The Baltimore Ravens managed to make it back to the playoffs in 2018, but with that success comes added expectations. To keep things going on a positive trajectory, the team is going to need to address several positions during the NFL draft that’s set to take place later this month.
Baltimore is picking No. 22 overall and has a total of eight selections this year. The Ravens don't have a second-round pick (was part of the deal with Philadelphia last year that got Baltimore back into the first round so they could take Lamar Jackson) but do have two in both the third and fourth rounds.
So with five of the first 123 picks, here are some players who could be on Baltimore's radar in the early rounds this year:
1. A.J. Brown, WR, Ole Miss
The Ravens could use a physical, athletically gifted wide receiver Brown. At this point in Lamar Jackson’s career, he’s not going to be a guy who’s asked to push the ball downfield frequently. That means that finding another weapon that can excel in the middle of the field — and underneath — is an absolute must.
Baltimore hasn't had that sort of physically imposing wideout since Anquan Boldin was causing terror to opposing defenses from 2010-12. After seeing the success that JuJu Smith-Schuster has found during his time in Pittsburgh, the Ravens would be wise to target a similarly skilled prospect in Round 1.
If not Brown, then maybe Baltimore targets a guy like N’Keal Harry.
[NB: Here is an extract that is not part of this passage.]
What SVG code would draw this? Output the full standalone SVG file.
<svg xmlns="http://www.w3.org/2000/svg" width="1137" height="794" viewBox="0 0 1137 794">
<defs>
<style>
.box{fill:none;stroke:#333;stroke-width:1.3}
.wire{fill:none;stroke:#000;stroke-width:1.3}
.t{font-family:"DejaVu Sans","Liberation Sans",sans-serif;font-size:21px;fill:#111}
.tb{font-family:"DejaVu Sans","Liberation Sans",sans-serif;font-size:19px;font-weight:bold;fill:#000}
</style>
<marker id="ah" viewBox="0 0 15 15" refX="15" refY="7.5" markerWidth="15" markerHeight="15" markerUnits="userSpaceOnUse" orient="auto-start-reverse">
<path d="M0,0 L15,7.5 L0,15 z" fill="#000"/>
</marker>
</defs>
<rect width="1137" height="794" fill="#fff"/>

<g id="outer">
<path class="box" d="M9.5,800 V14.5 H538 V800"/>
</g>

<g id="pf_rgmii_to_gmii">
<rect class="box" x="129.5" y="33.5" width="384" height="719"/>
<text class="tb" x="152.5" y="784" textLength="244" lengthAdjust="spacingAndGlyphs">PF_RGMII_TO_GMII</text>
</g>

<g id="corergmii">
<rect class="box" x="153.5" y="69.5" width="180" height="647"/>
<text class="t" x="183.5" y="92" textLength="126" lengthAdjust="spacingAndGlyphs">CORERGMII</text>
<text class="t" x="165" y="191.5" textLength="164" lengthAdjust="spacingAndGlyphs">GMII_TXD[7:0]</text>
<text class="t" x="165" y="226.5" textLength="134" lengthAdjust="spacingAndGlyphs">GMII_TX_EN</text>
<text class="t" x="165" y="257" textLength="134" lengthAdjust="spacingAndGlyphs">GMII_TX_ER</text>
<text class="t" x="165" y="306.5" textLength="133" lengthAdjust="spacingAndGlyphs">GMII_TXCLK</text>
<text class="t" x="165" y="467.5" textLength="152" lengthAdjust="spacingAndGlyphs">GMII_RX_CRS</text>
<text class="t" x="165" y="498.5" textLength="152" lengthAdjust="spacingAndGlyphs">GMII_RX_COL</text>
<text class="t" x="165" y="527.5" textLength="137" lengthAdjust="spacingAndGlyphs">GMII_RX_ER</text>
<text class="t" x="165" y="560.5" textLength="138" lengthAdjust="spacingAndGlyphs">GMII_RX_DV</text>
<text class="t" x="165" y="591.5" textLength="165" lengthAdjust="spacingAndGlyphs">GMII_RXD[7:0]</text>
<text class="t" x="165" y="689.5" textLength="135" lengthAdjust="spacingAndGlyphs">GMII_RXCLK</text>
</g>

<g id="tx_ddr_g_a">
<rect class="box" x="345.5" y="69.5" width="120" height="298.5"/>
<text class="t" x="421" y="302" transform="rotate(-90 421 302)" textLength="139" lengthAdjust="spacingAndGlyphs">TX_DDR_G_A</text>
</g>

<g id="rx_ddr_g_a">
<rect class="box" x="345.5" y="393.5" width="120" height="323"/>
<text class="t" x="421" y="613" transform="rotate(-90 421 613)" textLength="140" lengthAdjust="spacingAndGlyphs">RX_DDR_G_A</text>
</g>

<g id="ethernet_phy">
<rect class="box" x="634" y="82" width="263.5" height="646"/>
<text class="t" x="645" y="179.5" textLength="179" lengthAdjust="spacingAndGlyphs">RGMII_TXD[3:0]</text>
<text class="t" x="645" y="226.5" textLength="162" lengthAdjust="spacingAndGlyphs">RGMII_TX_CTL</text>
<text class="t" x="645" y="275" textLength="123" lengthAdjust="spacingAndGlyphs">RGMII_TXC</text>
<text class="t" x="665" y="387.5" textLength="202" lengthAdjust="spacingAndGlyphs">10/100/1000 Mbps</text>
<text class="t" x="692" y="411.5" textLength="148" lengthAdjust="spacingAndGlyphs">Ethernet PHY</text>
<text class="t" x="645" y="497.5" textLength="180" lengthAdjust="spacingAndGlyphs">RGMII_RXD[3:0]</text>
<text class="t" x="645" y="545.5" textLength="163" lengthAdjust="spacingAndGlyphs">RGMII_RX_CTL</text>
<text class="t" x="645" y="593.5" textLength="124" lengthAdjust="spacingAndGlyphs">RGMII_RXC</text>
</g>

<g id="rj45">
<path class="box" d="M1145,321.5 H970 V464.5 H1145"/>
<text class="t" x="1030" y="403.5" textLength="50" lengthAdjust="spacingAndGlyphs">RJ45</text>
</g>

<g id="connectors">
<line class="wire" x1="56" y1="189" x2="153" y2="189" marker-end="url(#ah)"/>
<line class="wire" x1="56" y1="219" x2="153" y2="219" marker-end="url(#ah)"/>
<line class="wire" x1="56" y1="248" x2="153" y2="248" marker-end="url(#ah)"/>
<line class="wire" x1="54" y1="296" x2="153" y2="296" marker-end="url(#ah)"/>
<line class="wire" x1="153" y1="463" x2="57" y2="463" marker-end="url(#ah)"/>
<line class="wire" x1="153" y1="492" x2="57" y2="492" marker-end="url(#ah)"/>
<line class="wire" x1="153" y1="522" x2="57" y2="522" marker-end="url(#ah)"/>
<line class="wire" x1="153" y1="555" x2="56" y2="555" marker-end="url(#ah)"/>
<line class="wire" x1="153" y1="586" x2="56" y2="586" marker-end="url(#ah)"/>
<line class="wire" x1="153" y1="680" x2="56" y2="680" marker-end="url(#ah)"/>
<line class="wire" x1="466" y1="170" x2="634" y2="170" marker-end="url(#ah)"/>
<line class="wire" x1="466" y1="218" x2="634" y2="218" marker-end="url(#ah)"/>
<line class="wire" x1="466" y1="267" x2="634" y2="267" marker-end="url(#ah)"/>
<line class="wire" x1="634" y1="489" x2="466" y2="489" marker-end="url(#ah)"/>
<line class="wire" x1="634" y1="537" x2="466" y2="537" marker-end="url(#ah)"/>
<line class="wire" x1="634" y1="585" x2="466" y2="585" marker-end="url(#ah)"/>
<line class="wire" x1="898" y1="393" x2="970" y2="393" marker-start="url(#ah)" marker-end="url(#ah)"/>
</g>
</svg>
The Arizona State product wins in a much different way than Brown, but he’d at least add some top-tier talent to a position group that’s lacking in that department.
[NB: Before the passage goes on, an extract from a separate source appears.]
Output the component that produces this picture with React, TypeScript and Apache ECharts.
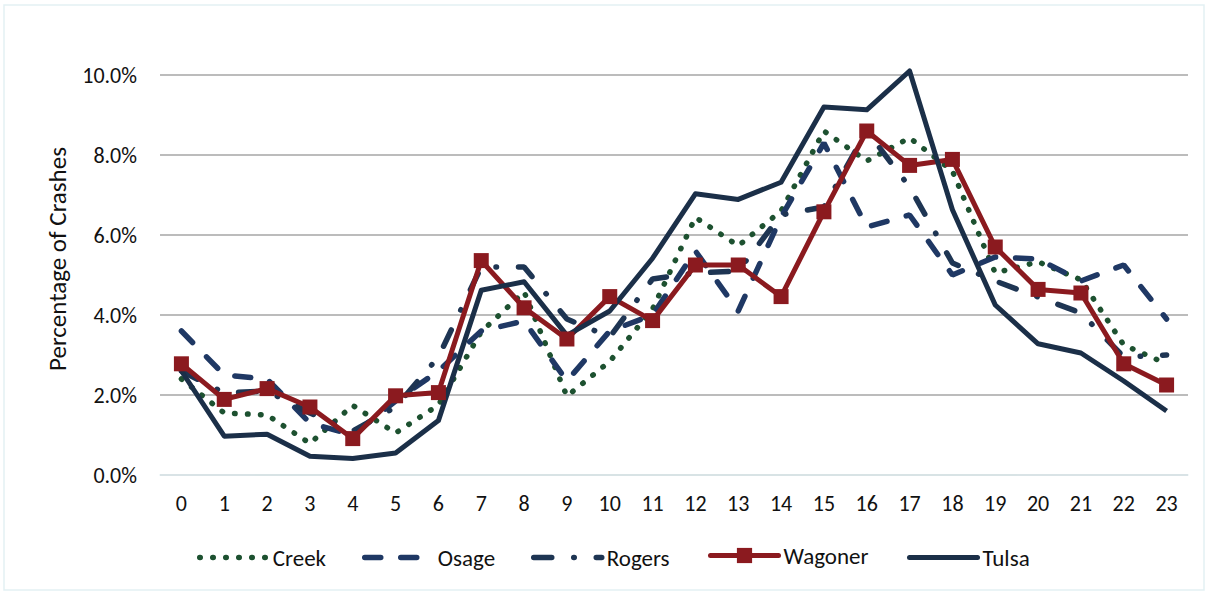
import React, { useEffect, useRef } from "react";
import * as echarts from "echarts";

const hours = ["0","1","2","3","4","5","6","7","8","9","10","11","12","13","14","15","16","17","18","19","20","21","22","23"];
const creek = [2.4, 1.55, 1.5, 0.79, 1.74, 1.05, 1.75, 3.58, 4.58, 1.97, 2.84, 4.15, 6.44, 5.73, 6.6, 8.6, 7.85, 8.43, 7.6, 5.05, 5.33, 4.88, 3.25, 2.78];
const osage = [3.6, 2.5, 2.4, 1.3, 1.0, 1.85, 2.6, 3.6, 3.85, 2.35, 3.6, 4.0, 5.6, 4.1, 6.45, 8.3, 6.2, 6.5, 5.0, 5.45, 5.4, 4.85, 5.25, 3.9];
const rogers = [2.6, 2.05, 2.1, 1.55, 1.1, 1.7, 2.95, 5.2, 5.2, 3.9, 3.45, 4.9, 5.05, 5.1, 6.5, 6.7, 8.6, 7.2, 5.3, 4.85, 4.45, 4.05, 2.95, 3.0];
const wagoner = [2.78, 1.89, 2.16, 1.7, 0.91, 1.98, 2.06, 5.36, 4.18, 3.4, 4.46, 3.86, 5.25, 5.25, 4.46, 6.58, 8.6, 7.74, 7.89, 5.7, 4.64, 4.55, 2.78, 2.25];
const tulsa = [2.6, 0.97, 1.02, 0.47, 0.41, 0.55, 1.36, 4.62, 4.83, 3.49, 4.1, 5.42, 7.03, 6.89, 7.32, 9.2, 9.13, 10.1, 6.63, 4.25, 3.28, 3.05, 2.35, 1.6];
const yTicks = [0, 2, 4, 6, 8, 10];

const FONT = "Carlito, Calibri, Lato, sans-serif";

const C_CREEK = "#1d5130";
const C_OSAGE = "#1f3864";
const C_ROGERS = "#1e3553";
const C_WAGONER = "#8b1a1f";
const C_TULSA = "#1b2f48";

const DASH_CREEK = [0.5, 12.5];
const DASH_OSAGE = [16, 20];
const DASH_ROGERS = [18, 22, 0.5, 22];

export default function App() {
  const ref = useRef<HTMLDivElement>(null);
  useEffect(() => {
    if (!ref.current) return;
    const chart = echarts.init(ref.current, null, { renderer: "svg" });
    const legendItem = (
      name: string,
      left: number,
      lineStyle: any,
      itemStyle: any,
      itemHeight: number,
      top: number
    ) => ({
      data: [name],
      left,
      top,
      itemWidth: 68,
      itemHeight,
      itemGap: 0,
      padding: 0,
      lineStyle,
      itemStyle,
      textStyle: { fontFamily: FONT, fontSize: 23, color: "#111" },
    });
    chart.setOption({
      animation: false,
      backgroundColor: "#ffffff",
      grid: { left: 160, right: 21, top: 75, bottom: 119 },
      graphic: [
        {
          type: "rect",
          shape: { x: 4, y: 5, width: 1200, height: 585 },
          style: { fill: "none", stroke: "#e3f1f4", lineWidth: 1.5 },
          silent: true,
        },
        {
          type: "text",
          x: 57,
          y: 259,
          rotation: Math.PI / 2,
          style: {
            text: "Percentage of Crashes",
            fontFamily: FONT,
            fontSize: 25,
            fill: "#111",
            align: "center",
            verticalAlign: "middle",
          },
        },
      ],
      legend: [
        legendItem("Creek", 197, { width: 5.5, type: DASH_CREEK, cap: "round", color: C_CREEK }, { opacity: 0 }, 15, 546),
        legendItem("Osage", 362, { width: 5.5, type: DASH_OSAGE, cap: "round", color: C_OSAGE }, { opacity: 0 }, 15, 546),
        legendItem("Rogers", 531, { width: 5.5, type: DASH_ROGERS, cap: "round", color: C_ROGERS }, { opacity: 0 }, 15, 546),
        legendItem("Wagoner", 708, { width: 5, color: C_WAGONER, cap: "round" }, { color: C_WAGONER, opacity: 1 }, 19, 544),
        legendItem("Tulsa", 907, { width: 5, color: C_TULSA, cap: "round" }, { opacity: 0 }, 15, 546),
      ],
      xAxis: {
        type: "category",
        data: hours,
        boundaryGap: true,
        axisTick: { show: false },
        axisLine: { lineStyle: { color: "#e2f0f3", width: 1.5 } },
        axisLabel: { fontFamily: FONT, fontSize: 22, color: "#111", margin: 17 },
      },
      yAxis: {
        type: "value",
        min: yTicks[0],
        max: yTicks[yTicks.length - 1],
        interval: 2,
        axisLine: { show: false },
        axisTick: { show: false },
        axisLabel: {
          fontFamily: FONT,
          fontSize: 22,
          color: "#111",
          margin: 23,
          formatter: (v: number) => v.toFixed(1) + "%",
        },
        splitLine: { lineStyle: { color: "#a6a6a6", width: 1.5 } },
      },
      series: [
        {
          name: "Creek",
          type: "line",
          data: creek,
          symbol: "none",
          clip: false,
          color: C_CREEK,
          lineStyle: { color: C_CREEK, width: 5.5, type: DASH_CREEK, cap: "round" },
        },
        {
          name: "Osage",
          type: "line",
          data: osage,
          symbol: "none",
          clip: false,
          color: C_OSAGE,
          lineStyle: { color: C_OSAGE, width: 5.5, type: DASH_OSAGE, cap: "round" },
        },
        {
          name: "Rogers",
          type: "line",
          data: rogers,
          symbol: "none",
          clip: false,
          color: C_ROGERS,
          lineStyle: { color: C_ROGERS, width: 5.5, type: DASH_ROGERS, cap: "round" },
        },
        {
          name: "Wagoner",
          type: "line",
          data: wagoner,
          symbol: "rect",
          symbolSize: 15,
          clip: false,
          color: C_WAGONER,
          itemStyle: { color: C_WAGONER },
          lineStyle: { color: C_WAGONER, width: 5 },
        },
        {
          name: "Tulsa",
          type: "line",
          data: tulsa,
          symbol: "none",
          clip: false,
          color: C_TULSA,
          lineStyle: { color: C_TULSA, width: 5, join: "round" },
        },
      ],
    });
    return () => chart.dispose();
  }, []);
  return (
    <div
      ref={ref}
      style={{ position: "absolute", left: 0, top: 0, width: 1209, height: 594 }}
    />
  );
}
2. Mack Wilson, LB, Alabama
The days of Ozzie Newsome calling the shots have come to an end, but that doesn’t mean that the former general manager’s opinion will be ignored come draft day. This is one of those situations where that opinion might come in handy.
Wilson isn’t the same caliber of prospect that C.J. Mosley was coming out of Alabama — at least not at this point in his career. Wilson still possesses a skill set that could allow him to develop into a high-quality, impact linebacker on the next level.
With Mosley now in New York after signing a five-year, $85 million deal with the Jets in free agency, the linebacking corps is in a state of transition. Current options include Patrick Onwuasor, 2018 fourth-round pick Kenny Young, and newly signed Matthew Thomas, but it's pretty clear this group needs more talent. If Wilson is still available late in the second round, a trade up may be warranted to ensure he comes to Baltimore.
3. Erik McCoy, OL, Texas A&M
Baltimore lacking a second-round pick is going to really hurt this year. The amount of talent that can be had between picks No. 33 and 64 is substantial. That’s a major reason why some sort of trade down could be in the cards — if the front office can find a suitable trade partner.
If new GM Eric Decosta is able to trade back into the late 20s while picking up a few extra picks, a player such as McCoy could be an excellent option. No, the offensive lineman out of Texas A&M isn’t a “sexy” pick, but he fills a major need that seems to have been neglected over the last few years.
Teaming McCoy up with Ronnie Stanley, Marshal Yanda, and Orlando Brown Jr. would help give Jackson some much-improved protection heading into the 2019 season.
4. D'Andre Walker, EDGE, Georgia
It’s possible that Decosta and the rest of Baltimore’s front office decide to go with an edge rusher in the first round. After all, future Hall of Famer Terrell Suggs and Za’Darius Smith, combined for 15.5 sacks last season, both left via free agency. Based off where the Ravens are currently picking, it’s likely that they’d have to reach on a guy in order to fill that role, however.
Another option could be waiting until the third round to see what’s available. In some ways, Walker is exactly the type of player who could find himself in a starting role as a rookie. The Georgia product’s ability to set the edge against the run would automatically help his case, but he also possesses plus traits as a pass rusher — although, he’s still developing in that area.
Either way, Walker is a guy who’d fit nicely in Baltimore — should the team choose to wait on adding another pass rusher to the mix.
5. Jalen Hurd, WR, Baylor
Wide receiver is arguably the Ravens’ biggest need entering the draft. Last year’s starters, Michael Crabtree and John Brown, are both gone after only one season in Baltimore. As if that wasn’t enough, there are too many unknowns when it comes to guys like Jaleel Scott and Jordan Lasley, who didn't contribute much as rookies.
In other words, Baltimore is going to need to add at least one or two receivers in this draft. If the Ravens choose to go with a vertical field-stretcher such as Oklahoma’s Marquise Brown, they will still need a big, physical presence in the slot.
In some formations, that will role will be handled by second-year tight end Mark Andrews. But a guy like Hurd could still be a valuable addition late on Day 2. The 6-foot-5, 226-pound running back-turned-receiver is still learning the nuances of the position, but he’s shown enough in his one season to warrant a selection late on Day 2 or early on Day 3.
The big-bodied receiver would do well as a threat out of the slot, in the red zone and in short-yardage situations as a running back. That versatility could be extremely beneficial for an offensive mind like new coordinator Greg Roman.